YOUR SOLIN GENERATED RECIPE
Crispy Avocado and Fresh Greens Salad Bowl
A vibrant salad bowl featuring crispy roasted tofu and chickpeas, fresh shelled edamame, and lightly crisped avocado, all tossed atop a bed of fresh mixed greens and colorful veggies. This dish delights the palate with a perfect balance of crunchy and silky textures, bright citrus notes, and a drizzle of zesty lemon-tahini dressing.
INGREDIENTS
150g Extra-Firm Tofu
1/2 cup Canned Chickpeas (drained)
1/2 cup Shelled Edamame
1/4 Avocado
2 cups Mixed Salad Greens
1/2 cup Cherry Tomatoes
1/2 cup Cucumber
1 tsp Olive Oil
1 tsp Tahini
1 tbsp Lemon Juice
1 tsp Smoked Paprika
Salt and Pepper to taste
PREPARATION
Press the tofu for 10 minutes to remove excess moisture, then cut it into bite-sized cubes.
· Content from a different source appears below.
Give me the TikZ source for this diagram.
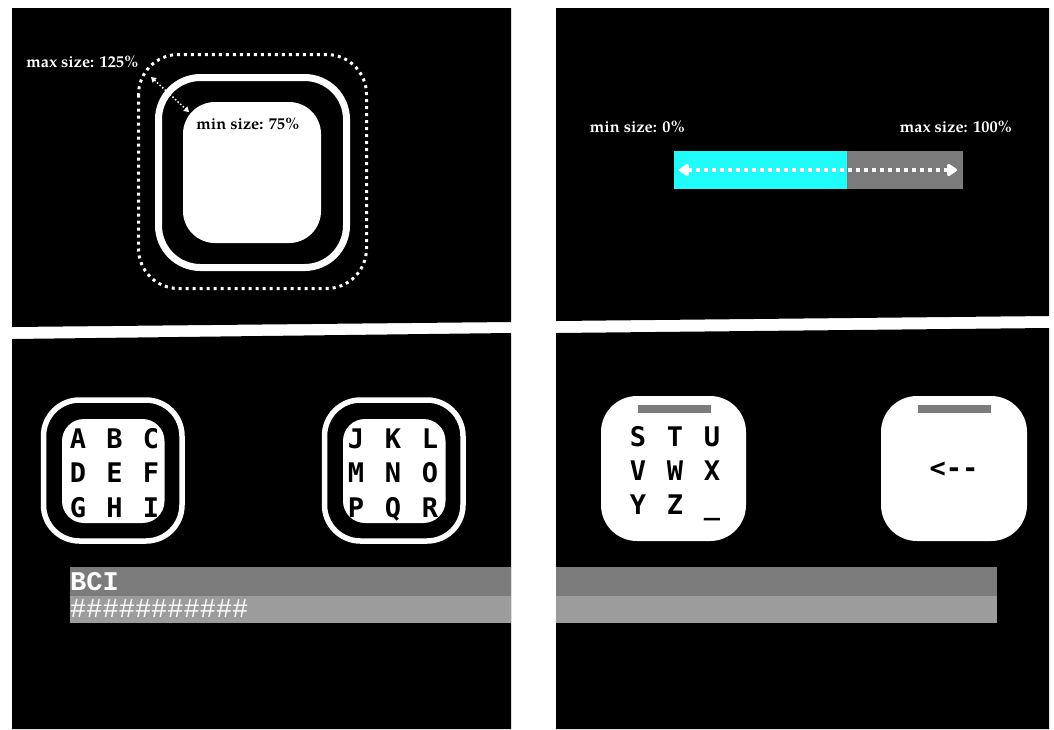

Preheat your oven to 400°F (200°C). Toss the tofu cubes with a drizzle of olive oil, smoked paprika, salt, and pepper. Spread them on a baking sheet and roast for 20-25 minutes until crispy, turning halfway through.
Meanwhile, rinse and drain the chickpeas. Pat them dry and toss with a little olive oil, salt, and pepper. Roast them in the oven on a separate tray for about 20 minutes until slightly crunchy.
Prepare the salad by combining mixed greens, halved cherry tomatoes, and sliced cucumber in a large bowl.
In a small bowl, whisk together tahini and lemon juice to create a light dressing. Adjust seasoning with salt and pepper.
Just before serving, lightly pan-sear the avocado slices with a touch of olive oil over medium heat for about 1-2 minutes on each side until they develop a slight crisp edge.
Assemble the salad bowl by layering the roasted tofu, chickpeas, edamame, and crispy avocado on top of the greens. Drizzle with the tahini-lemon dressing and serve immediately.